Journal | Article
Re:Visioning the Transitional
What does one call immediately post-WWII residential architecture other than “transitional”? These houses no longer exhibit traits of Craftsman-style, Queen Anne, American Four-Square, or any number of other architectural styles thriving prior to WWII; but yet they often retain some of the bungalow sensibilities of these previous genres. They are not Modernist, Ranch-style, or Mid-Century, either. They were borne out of the period of the birth of modern suburbia and growth of manufactured housing. New efficiencies in housing design and construction, the burgeoning middle class of Americans, and an influx of “new” workers lead to a rapid outward expansion of American cities as the economy and culture rebounded from years of war. This new way of building and housing was being explored coast to coast, and efficiency did not leave much time for aesthetics or planning. These structures are today time capsules representing the values of the period; not necessarily of art or architecture, but of expediency and optimism looking to a bright future.
Here is a typical San Diego version of a transitional-style residence in an older suburban development that rapidly developed immediately following the end of the war (note: within each pairing of images in this post the second image is a brief GIF animation that may take a second to load).
Every era needs to author its own story. As with any expression of human endeavor, there is validity in remembering the what, why, and how we were. These transitional structures are now approaching 60 years old – a lifetime here in the West. Many are unfortunately being felled under the guise of needing more closet space and two-car garages (yes, they had little closet space and single-car garages because, in-part, we as a population had less stuff – we were “doers” rather than “consumers”). These houses may soon be the next protected class of residential architecture.
This owner is not interested in changing the bones of the structure like so many others have done with their transitional-style houses in an attempt, most often in0vein, to give their homes some “Style” with a capital “S”. Instead this owner is interested in accentuating what is good and honest about the design while making greater use of the exterior spaces surrounding the house (it’s only three blocks from the cliffs!).

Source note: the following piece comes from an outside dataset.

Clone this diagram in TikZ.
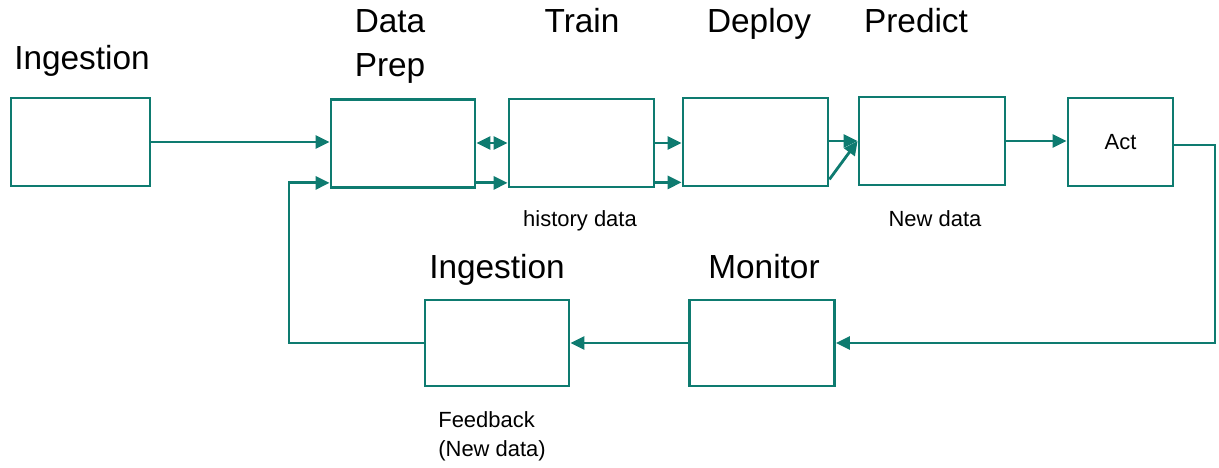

The Sunset Cliffs neighborhood was established by the Spalding family (yes, that Spalding), who built two “mansions” that were for a long time almost the only structures on the bluffs above the cliffs. The Spalding’s plotted the the land and built the Spalding (Sunset Cliffs Natural) Park, a local attraction and gift to the City to encourage early “suburbanites” to move to the new neighborhood. It did not really take-off until 1948 with an influx of transitional structures being built by a few local builders with set house plans (it’s not uncommon to see several houses in a row almost identical; that is, before they were “remodeled”).
The streets of Sunset Cliffs are aligned perpendicularly to the cliffs, restricting views to the ocean from the homes lower on the hill. The best views within the first three blocks from Sunset Cliffs Boulevard are often public from the streets and sidewalks (how democratic!) and semi-private from front yards. Many home owners have captured these views by building terraces, patios, or decks in front of their houses, as is being proposed here.
This results in a unique interaction between neighbors, much like in traditional urban neighborhoods with families sitting outside in the evening on their stoops, kids playing in the streets, and families taking a brisk walk to either cool down in the summer or warm-up in the winter after dinner. These contemporary suburban stoops are a bit more private as they are farther from the sidewalks, but they function in much the same way as neighbors greet each other on their evening strolls down to watch the sunset.
That’s only half of the project. The other half is in the back yard (or helping to form the back yard). It includes a new sideyard fence and arbor located back from the existing fence – exposing the houses corner once again and creating a softscape buffer between the concrete parking space beside the original driveway and the fence.
The back patio is a large expanse of concrete that has had a series of wooden trellises over 40 years providing shade and privacy. This proposal envisions a replacement “trellis” of shade fabric under tension stretched between a new steel arbor and the house structure. This fabric is easy and inexpensive to replace when the consistent salty-moist air does it thing while the steel will outlast all previous wooden structures that succumbed to this environment.
An odd-scaled and rotted wood deck, also destroyed by proximity to the ocean’s relentless moist air, is to be replaced with a larger deck with a concrete paver system. This new deck creates a traffic through-way from the master bedroom door to the yard, and two areas of repose with built-in benches with storage – one in shade and one in the sun for maximum flexibility. Oh, and a fire pit for the chilly evenings at the beach (one on the front terrace, too!).